L’arrêt apporte des clarifications bienvenues s’agissant de la notion d’ordre public. De plus, il confirme que la coopération ne doit pas être accordée, en l’état, à la Russie. S’agissant du principe de spécialité, le TF décide que le non-respect des droits fondamentaux engendre un risque de violation dudit principe, rendant à son tour la coopération incompatible avec l’ordre public suisse (bien que la formulation me semble contradictoire, quant à la relation de cause à effet : « Or, l’absence de garanties procédurales dans l’État requérant peut conduire au constat que le principe de la spécialité aboutira à une situation contraire à l’ordre public » et « En ce sens, il peut donc y avoir à la fois atteinte à l’ordre public et au principe de la spécialité », c. 7.4). À tout le moins, il s’agit d’une construction jurisprudentielle nouvelle, que les plaideurs avisés ne manqueront pas de reprendre.

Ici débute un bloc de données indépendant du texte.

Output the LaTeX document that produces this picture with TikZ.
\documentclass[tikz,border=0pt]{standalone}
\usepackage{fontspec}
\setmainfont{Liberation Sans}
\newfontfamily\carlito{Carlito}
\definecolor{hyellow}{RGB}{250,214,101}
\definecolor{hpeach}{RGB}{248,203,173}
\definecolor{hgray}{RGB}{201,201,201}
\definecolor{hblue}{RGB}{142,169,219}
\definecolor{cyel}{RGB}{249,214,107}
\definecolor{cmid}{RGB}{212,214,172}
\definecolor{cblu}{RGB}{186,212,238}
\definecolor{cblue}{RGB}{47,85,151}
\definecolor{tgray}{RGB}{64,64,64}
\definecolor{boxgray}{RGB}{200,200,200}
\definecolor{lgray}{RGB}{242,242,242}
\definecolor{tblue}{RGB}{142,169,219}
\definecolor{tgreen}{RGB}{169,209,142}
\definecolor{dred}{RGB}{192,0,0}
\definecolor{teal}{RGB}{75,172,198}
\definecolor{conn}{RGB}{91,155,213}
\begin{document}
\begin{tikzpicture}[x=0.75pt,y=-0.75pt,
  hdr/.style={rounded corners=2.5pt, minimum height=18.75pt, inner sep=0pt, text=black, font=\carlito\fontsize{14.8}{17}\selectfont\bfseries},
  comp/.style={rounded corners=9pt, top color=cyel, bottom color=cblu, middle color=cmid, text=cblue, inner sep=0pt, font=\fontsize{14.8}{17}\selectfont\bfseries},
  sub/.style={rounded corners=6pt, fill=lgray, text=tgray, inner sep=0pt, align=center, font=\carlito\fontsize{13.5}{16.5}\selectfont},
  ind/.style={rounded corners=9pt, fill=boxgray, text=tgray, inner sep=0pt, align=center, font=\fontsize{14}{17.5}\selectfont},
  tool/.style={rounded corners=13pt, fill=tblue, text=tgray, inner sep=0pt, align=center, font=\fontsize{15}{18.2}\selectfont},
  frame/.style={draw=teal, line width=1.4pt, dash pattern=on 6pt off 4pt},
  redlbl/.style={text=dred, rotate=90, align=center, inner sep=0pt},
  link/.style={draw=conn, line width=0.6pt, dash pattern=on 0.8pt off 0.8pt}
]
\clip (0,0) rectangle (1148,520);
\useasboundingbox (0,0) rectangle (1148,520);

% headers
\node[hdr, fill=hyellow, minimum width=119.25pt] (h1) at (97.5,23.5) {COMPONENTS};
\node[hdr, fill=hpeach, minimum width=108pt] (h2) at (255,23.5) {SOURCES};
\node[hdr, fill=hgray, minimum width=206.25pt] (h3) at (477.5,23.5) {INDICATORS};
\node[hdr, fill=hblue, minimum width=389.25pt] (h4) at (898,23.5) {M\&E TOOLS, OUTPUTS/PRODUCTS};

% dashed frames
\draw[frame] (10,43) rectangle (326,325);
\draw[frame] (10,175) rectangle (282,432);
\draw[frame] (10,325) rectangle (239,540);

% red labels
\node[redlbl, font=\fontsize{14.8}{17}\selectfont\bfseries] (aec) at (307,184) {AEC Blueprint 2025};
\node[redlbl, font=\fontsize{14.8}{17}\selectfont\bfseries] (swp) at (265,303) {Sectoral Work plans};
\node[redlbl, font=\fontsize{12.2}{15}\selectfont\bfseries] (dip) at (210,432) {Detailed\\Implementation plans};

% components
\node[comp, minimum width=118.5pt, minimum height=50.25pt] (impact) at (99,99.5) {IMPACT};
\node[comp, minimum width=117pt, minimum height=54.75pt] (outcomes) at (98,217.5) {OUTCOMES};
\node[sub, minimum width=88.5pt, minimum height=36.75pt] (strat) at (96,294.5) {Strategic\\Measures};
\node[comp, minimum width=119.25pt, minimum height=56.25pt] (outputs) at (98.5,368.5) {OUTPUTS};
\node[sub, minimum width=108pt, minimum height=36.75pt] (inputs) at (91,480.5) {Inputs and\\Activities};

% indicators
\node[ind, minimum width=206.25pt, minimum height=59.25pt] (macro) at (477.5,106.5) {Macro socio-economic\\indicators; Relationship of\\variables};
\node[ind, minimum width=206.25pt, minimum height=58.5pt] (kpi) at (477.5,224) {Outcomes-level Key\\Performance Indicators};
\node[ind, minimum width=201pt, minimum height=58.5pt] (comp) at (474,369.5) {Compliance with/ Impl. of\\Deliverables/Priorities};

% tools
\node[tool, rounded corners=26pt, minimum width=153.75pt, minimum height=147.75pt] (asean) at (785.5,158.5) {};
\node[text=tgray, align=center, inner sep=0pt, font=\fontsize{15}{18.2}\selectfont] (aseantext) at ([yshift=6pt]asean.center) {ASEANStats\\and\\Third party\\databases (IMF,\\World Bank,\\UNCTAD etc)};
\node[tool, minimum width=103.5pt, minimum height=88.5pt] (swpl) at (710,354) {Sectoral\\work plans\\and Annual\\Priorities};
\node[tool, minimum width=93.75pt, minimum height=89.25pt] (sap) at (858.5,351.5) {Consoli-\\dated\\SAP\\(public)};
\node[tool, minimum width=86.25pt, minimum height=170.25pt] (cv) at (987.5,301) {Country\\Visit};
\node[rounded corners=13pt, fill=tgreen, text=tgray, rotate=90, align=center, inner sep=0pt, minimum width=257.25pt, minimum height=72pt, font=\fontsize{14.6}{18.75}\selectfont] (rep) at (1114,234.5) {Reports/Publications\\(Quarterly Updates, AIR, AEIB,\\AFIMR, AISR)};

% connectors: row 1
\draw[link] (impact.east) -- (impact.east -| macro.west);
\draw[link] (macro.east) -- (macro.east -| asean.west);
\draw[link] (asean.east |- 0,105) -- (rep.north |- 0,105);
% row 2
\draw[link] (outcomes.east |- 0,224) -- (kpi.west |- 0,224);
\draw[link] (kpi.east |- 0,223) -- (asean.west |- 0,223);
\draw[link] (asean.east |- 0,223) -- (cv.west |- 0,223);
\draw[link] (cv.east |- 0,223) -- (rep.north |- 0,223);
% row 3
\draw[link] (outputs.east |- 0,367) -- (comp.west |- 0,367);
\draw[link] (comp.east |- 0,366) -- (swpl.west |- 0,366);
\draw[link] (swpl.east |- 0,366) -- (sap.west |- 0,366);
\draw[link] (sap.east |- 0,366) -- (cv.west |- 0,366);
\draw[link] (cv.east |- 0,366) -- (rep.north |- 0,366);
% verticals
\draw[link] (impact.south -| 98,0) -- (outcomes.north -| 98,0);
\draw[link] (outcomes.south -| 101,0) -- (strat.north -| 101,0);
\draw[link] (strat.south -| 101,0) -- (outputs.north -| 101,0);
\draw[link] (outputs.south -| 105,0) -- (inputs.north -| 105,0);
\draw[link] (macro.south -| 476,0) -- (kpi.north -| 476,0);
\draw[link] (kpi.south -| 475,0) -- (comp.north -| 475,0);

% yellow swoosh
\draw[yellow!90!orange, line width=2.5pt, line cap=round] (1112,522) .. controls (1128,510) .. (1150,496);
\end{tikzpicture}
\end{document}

Concernant la condition permettant de choisir entre suspension et rejet, i.e. l’existence de perspectives concrètes permettant de prévoir que la situation dans l’État requérant va évoluer dans un avenir prévisible, le TF décide ici qu’elle s’applique également en matière d’entraide pénale (ce qui ne ressortait pas de l’ATF 150 IV 201, c. 2.2). De plus, il précise qu’elle doit être analysée plus souplement lorsque des fonds ont été saisis, dont la levée, découlant d’un refus de coopérer, serait irréversible. Sur ce point, l’arrêt me laisse perplexe. D’une part, lorsque la demande n’implique aucune mesure provisoire, suspension et refus ont les mêmes effets concrets. D’autre part, à mon sens, l’analyse doit être plus stricte lorsque la procédure de coopération implique une restriction des droits fondamentaux, comme c’est le cas d’une saisie. En tout état de cause, s’agissant d’une mesure provisoire fondée sur l’art. 18 EIMP, elle ne peut être maintenue que si la mesure principale, i.e. la remise des fonds, est possible, ce qui n’est pas le cas en l’état lorsque la demande provient de la Russie.